Number Two: Do not delude yourself into believing that you are always right.  This reverts back to #1.  Yes, there are probably areas in which you will excel.  However, there are also areas in which your wife will excel.  She might even (gasp) be better than you in some areas!  For a successful relationship and marriage, it is essential that you recognize your own fallibility.  The season finale was incredibly irritating because Travis could not admit, even for a second, that occasionally he might not be perfect.  Everything that went wrong for them was her fault.

Number three: Do not verbally or emotionally abuse your wife.  Travis criticized his wife and harped so relentlessly on her shortcomings that she only became more agitated, therefore making more mistakes.  You know what, buddy?  It’s okay to get frustrated when things aren’t going your way, but it’s not okay to assume you absolutely could have done any better on a task than your wife.

Many variables can affect the outcome of each leg of the race.  Who knows?  Perhaps it was your negative attitude and not-so-subtle disparagement of your wife that actually lost you the race.  Maybe if you had tried being supportive of Nicole while she was struggling, rather than making her feel worse about it, she might have remained calmer and finished her tasks more quickly.

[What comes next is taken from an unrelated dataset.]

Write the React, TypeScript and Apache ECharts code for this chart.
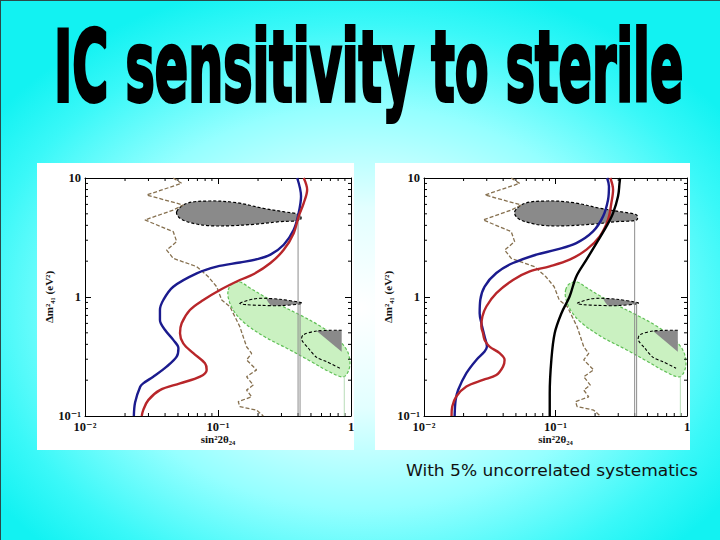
import React, { useEffect, useRef } from 'react';
import * as echarts from 'echarts';

type P = [number, number];

// ---- shared data (sin^2 2θ24, Δm²41) ----
const brownLimit: P[] = [[0.046,10],[0.0533,9.02],[0.0291,7.2],[0.0548,5.93],[0.0461,5.38],[0.0282,4.44],[0.0461,3.54],[0.0489,2.92],[0.0411,2.48],[0.0461,2.11],[0.0692,1.8],[0.0845,1.48],[0.0977,1.22],[0.1067,0.944],[0.123,0.83],[0.146,0.562],[0.164,0.382],[0.179,0.336],[0.164,0.296],[0.195,0.244],[0.164,0.214],[0.184,0.182],[0.164,0.165],[0.179,0.145],[0.142,0.132],[0.146,0.12],[0.195,0.112],[0.219,0.1]];
const grayTop: P[] = [[0.0489,5.21],[0.0582,6.12],[0.0871,6.41],[0.138,6.2],[0.219,5.56],[0.31,5.21],[0.414,4.89],[0.414,4.44],[0.292,4.3],[0.195,4.1],[0.123,3.97],[0.0871,3.97],[0.0652,4.16],[0.0518,4.58]];
const grayMidOutline: P[] = [[0.146,0.885],[0.184,0.962],[0.219,0.975],[0.292,0.957],[0.426,0.896],[0.426,0.877],[0.292,0.846],[0.207,0.851],[0.164,0.862]];
const grayMidFill: P[] = [[0.232,0.965],[0.292,0.957],[0.426,0.896],[0.426,0.877],[0.3,0.846],[0.25,0.85]];
const grayLowFill: P[] = [[0.552,0.518],[0.851,0.525],[0.851,0.347]];
const grayLowOutline: P[] = [[0.851,0.525],[0.552,0.518],[0.437,0.48],[0.426,0.436],[0.478,0.371],[0.552,0.311],[0.656,0.286],[0.826,0.252]];
const greenRegion: P[] = [[0.1195,1.146],[0.127,1.285],[0.146,1.336],[0.174,1.19],[0.219,1.02],[0.292,0.857],[0.414,0.706],[0.585,0.571],[0.78,0.452],[0.929,0.359],[0.982,0.284],[0.949,0.234],[0.871,0.213],[0.695,0.234],[0.492,0.29],[0.348,0.359],[0.219,0.47],[0.155,0.617],[0.13,0.778],[0.1195,0.982]];
const vLineA: P[] = [[0.4,4.4],[0.4,0.1]];
const vLineB: P[] = [[0.414,0.88],[0.414,0.1]];
const vLineC: P[] = [[0.89,0.215],[0.89,0.1]];

// ---- left panel curves ----
const blueLeft: P[] = [[0.0233,0.1],[0.0238,0.13],[0.026,0.176],[0.0274,0.188],[0.0326,0.214],[0.0411,0.26],[0.0489,0.315],[0.0504,0.371],[0.0461,0.436],[0.04,0.528],[0.0366,0.641],[0.0366,0.778],[0.0388,0.944],[0.0461,1.22],[0.0692,1.58],[0.0977,1.8],[0.146,1.95],[0.197,2.08],[0.248,2.27],[0.312,2.75],[0.371,3.67],[0.404,5.07],[0.421,7.01],[0.394,10]];
const redLeft: P[] = [[0.0267,0.1],[0.0274,0.112],[0.0299,0.136],[0.0366,0.165],[0.0518,0.188],[0.0733,0.214],[0.0822,0.244],[0.0798,0.277],[0.0652,0.337],[0.0548,0.408],[0.0518,0.495],[0.0533,0.601],[0.0615,0.778],[0.0776,0.944],[0.1035,1.146],[0.146,1.39],[0.186,1.56],[0.248,1.93],[0.312,2.49],[0.371,3.44],[0.404,4.76],[0.441,6.16],[0.468,7.98],[0.441,10]];

// ---- right panel curves ----
const blueRight: P[] = [[0.0171,0.1],[0.0174,0.136],[0.0182,0.166],[0.021,0.229],[0.025,0.296],[0.0289,0.348],[0.0301,0.383],[0.0289,0.466],[0.0273,0.603],[0.0265,0.731],[0.0268,0.946],[0.0289,1.225],[0.0355,1.59],[0.0475,1.93],[0.0715,2.27],[0.1014,2.5],[0.144,2.84],[0.193,3.56],[0.23,4.76],[0.251,6.57],[0.255,8.51],[0.247,10]];
const redRight: P[] = [[0.0162,0.1],[0.0164,0.12],[0.0176,0.146],[0.021,0.177],[0.0281,0.201],[0.0355,0.221],[0.0399,0.26],[0.041,0.296],[0.0376,0.337],[0.0315,0.383],[0.0289,0.436],[0.0281,0.497],[0.0273,0.565],[0.0278,0.686],[0.0298,0.832],[0.0355,1.077],[0.0475,1.39],[0.0637,1.64],[0.0903,1.81],[0.128,2.06],[0.172,2.5],[0.217,3.23],[0.251,4.46],[0.266,6.17],[0.274,7.98],[0.261,10]];
const blackRight: P[] = [[0.0904,0.1],[0.0904,0.155],[0.093,0.296],[0.0986,0.497],[0.111,0.731],[0.128,1.01],[0.144,1.49],[0.172,2.06],[0.205,2.84],[0.244,3.92],[0.274,5.07],[0.299,7.01],[0.307,9.08],[0.31,10]];

// ---- ticks & labels ----
const xMinorTicks = [0.02,0.03,0.04,0.05,0.06,0.07,0.08,0.09,0.2,0.3,0.4,0.5,0.6,0.7,0.8,0.9];
const yMinorTicks = [0.2,0.3,0.4,0.5,0.6,0.7,0.8,0.9,2,3,4,5,6,7,8,9];
const tickLabels: Record<string, string> = { '-2': '10⁻²', '-1': '10⁻¹', '0': '1', '1': '10' };
const xName = 'sin²2θ₂₄';
const yName = 'Δm²₄₁ (eV²)';
const titleText = 'IC sensitivity to sterile';
const captionText = 'With 5% uncorrelated systematics';

const panels = [
  { grid: { left: 85, top: 178, width: 266, height: 238 }, box: { x: 37, y: 163, w: 317, h: 287 } },
  { grid: { left: 424, top: 178, width: 263, height: 238 }, box: { x: 375, y: 163, w: 315, h: 287 } },
];

const fmt = (v: number) => tickLabels[String(Math.round(Math.log10(v)))] ?? String(v);
const labelFont = { fontFamily: "'Liberation Serif', 'DejaVu Serif', serif", color: '#111', fontWeight: 'bold' as const };

function makeAxis(isX: boolean, gridIndex: number, mirror: boolean) {
  return {
    type: 'log', logBase: 10, gridIndex,
    position: isX ? (mirror ? 'top' : 'bottom') : (mirror ? 'right' : 'left'),
    min: isX ? 0.01 : 0.1, max: isX ? 1 : 10,
    axisLine: { show: true, onZero: false, lineStyle: { color: '#000', width: 1 } },
    axisTick: { show: true, inside: true, length: 6, lineStyle: { color: '#000', width: 1 } },
    axisLabel: { show: !mirror, formatter: fmt, fontSize: 12.5, margin: isX ? 4 : 4, showMinLabel: true, showMaxLabel: true, ...labelFont },
    splitLine: { show: false },
    name: mirror ? '' : (isX ? xName : yName),
    nameLocation: 'middle',
    nameGap: isX ? 15 : 30,
    nameTextStyle: { fontSize: 11, ...labelFont },
  };
}

function polygonSeries(pi: number, pts: P[], fill: string | null, stroke: string | null, closed: boolean, smooth: number, dash: number[] | null, lw = 1.1) {
  return {
    type: 'custom', xAxisIndex: pi * 2, yAxisIndex: pi * 2, silent: true, clip: true,
    data: [[0.1, 1]],
    renderItem: (_params: any, api: any) => ({
      type: closed ? 'polygon' : 'polyline',
      shape: { points: pts.map((p) => api.coord(p)), smooth },
      style: { fill: closed ? fill : null, stroke, lineWidth: lw, lineDash: dash },
    }),
  };
}

function minorTickSeries(pi: number, isX: boolean) {
  const vals = isX ? xMinorTicks : yMinorTicks;
  return {
    type: 'custom', xAxisIndex: pi * 2, yAxisIndex: pi * 2, silent: true, clip: false,
    data: vals.map((v) => (isX ? [v, 1] : [0.1, v])),
    renderItem: (_params: any, api: any) => {
      const v = api.value(isX ? 0 : 1);
      const a = isX ? api.coord([v, 0.1]) : api.coord([0.01, v]);
      const b = isX ? api.coord([v, 10]) : api.coord([1, v]);
      const st = { stroke: '#000', lineWidth: 1 };
      return {
        type: 'group',
        children: isX
          ? [
              { type: 'line', shape: { x1: a[0], y1: a[1], x2: a[0], y2: a[1] - 3 }, style: st },
              { type: 'line', shape: { x1: b[0], y1: b[1], x2: b[0], y2: b[1] + 3 }, style: st },
            ]
          : [
              { type: 'line', shape: { x1: a[0], y1: a[1], x2: a[0] + 3, y2: a[1] }, style: st },
              { type: 'line', shape: { x1: b[0], y1: b[1], x2: b[0] - 3, y2: b[1] }, style: st },
            ],
      };
    },
  };
}

function lineSeries(pi: number, data: P[], color: string, width: number, smooth: number | boolean, type: any = 'solid') {
  return {
    type: 'line', xAxisIndex: pi * 2, yAxisIndex: pi * 2, data, showSymbol: false, symbol: 'none',
    smooth, silent: true, clip: true,
    lineStyle: { color, width, type },
  };
}

function panelSeries(pi: number) {
  const s: any[] = [
    polygonSeries(pi, greenRegion, 'rgba(196,240,186,0.9)', '#5fbf55', true, 0.35, [3, 2], 1.2),
    polygonSeries(pi, grayTop, '#8a8a8a', '#000', true, 0.35, [3, 2], 1.2),
    polygonSeries(pi, grayMidFill, '#8a8a8a', null, true, 0.2, null),
    polygonSeries(pi, grayMidOutline, null, '#000', true, 0.3, [3, 2], 1.1),
    polygonSeries(pi, grayLowFill, '#8a8a8a', null, true, 0, null),
    polygonSeries(pi, grayLowOutline, null, '#000', false, 0.3, [3, 2], 1.1),
    lineSeries(pi, vLineA, '#8c8c8c', 1, false),
    lineSeries(pi, vLineB, '#8c8c8c', 1, false),
    lineSeries(pi, vLineC, '#b8dcb8', 1, false),
    lineSeries(pi, brownLimit, '#86704f', 1.3, false, [4, 2]),
  ];
  if (pi === 0) {
    s.push(lineSeries(pi, blueLeft, '#1b1b8e', 2.4, 0.35));
    s.push(lineSeries(pi, redLeft, '#b8262a', 2.4, 0.35));
  } else {
    s.push(lineSeries(pi, blueRight, '#1b1b8e', 2.4, 0.35));
    s.push(lineSeries(pi, redRight, '#b8262a', 2.4, 0.35));
    s.push(lineSeries(pi, blackRight, '#000', 2.4, 0.35));
  }
  s.push(minorTickSeries(pi, true));
  s.push(minorTickSeries(pi, false));
  return s;
}

export default function App() {
  const ref = useRef<HTMLDivElement>(null);
  useEffect(() => {
    if (!ref.current) return;
    const chart = echarts.init(ref.current, null, { renderer: 'svg' });
    const xAxis: any[] = [];
    const yAxis: any[] = [];
    panels.forEach((_, i) => {
      xAxis.push(makeAxis(true, i, false), makeAxis(true, i, true));
      yAxis.push(makeAxis(false, i, false), makeAxis(false, i, true));
    });
    const option: any = {
      animation: false,
      grid: panels.map((p) => ({ ...p.grid, containLabel: false })),
      xAxis,
      yAxis,
      graphic: [
        {
          type: 'rect', z: -100, silent: true,
          shape: { x: 0, y: 0, width: 720, height: 540 },
          style: {
            fill: {
              type: 'radial', x: 0.5, y: 0.57, r: 0.62,
              colorStops: [
                { offset: 0, color: '#ffffff' },
                { offset: 0.3, color: '#e2ffff' },
                { offset: 0.6, color: '#95ffff' },
                { offset: 0.85, color: '#3af8f8' },
                { offset: 1, color: '#12f2f2' },
              ],
            },
          },
        },
        { type: 'line', z: -90, silent: true, shape: { x1: 0.5, y1: 0, x2: 0.5, y2: 540 }, style: { stroke: '#2a4a4a', lineWidth: 1 } },
        { type: 'line', z: -90, silent: true, shape: { x1: 0, y1: 0.5, x2: 720, y2: 0.5 }, style: { stroke: '#2a4a4a', lineWidth: 1 } },
        ...panels.map((p) => ({
          type: 'rect', z: -50, silent: true,
          shape: { x: p.box.x, y: p.box.y, width: p.box.w, height: p.box.h },
          style: { fill: '#ffffff' },
        })),
        {
          type: 'text', z: 10, silent: true,
          x: 54, y: 18, scaleX: 0.82, scaleY: 1.62,
          style: {
            text: titleText, fontFamily: "'DejaVu Sans', sans-serif", fontWeight: 'bold', fontSize: 60,
            fill: '#000', stroke: '#000', lineWidth: 2.4, verticalAlign: 'top', align: 'left',
          },
        },
        {
          type: 'text', z: 10, silent: true,
          x: 406, y: 471, scaleX: 1.065,
          style: {
            text: captionText, fontFamily: "'DejaVu Sans', sans-serif", fontSize: 16,
            fill: '#111', verticalAlign: 'middle', align: 'left',
          },
        },
      ],
      series: [...panelSeries(0), ...panelSeries(1)],
    };
    chart.setOption(option);
    return () => chart.dispose();
  }, []);
  return <div ref={ref} style={{ position: 'absolute', left: 0, top: 0, width: 720, height: 540 }} />;
}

Single guys, look at how the winning team played: they were kind and generous to one another and even to all the other teams.  They supported one another and praised each other’s strengths rather than criticizing their weaknesses.  Nice guys don’t always finish first, but they did this time around.  By avoiding the mistakes Travis made, you could gain a wonderful, amazing marriage.

That’s worth so much more than a first-place finish in The Amazing Race.  Yep, I’d even say it’s worth much more than a million-dollar prize.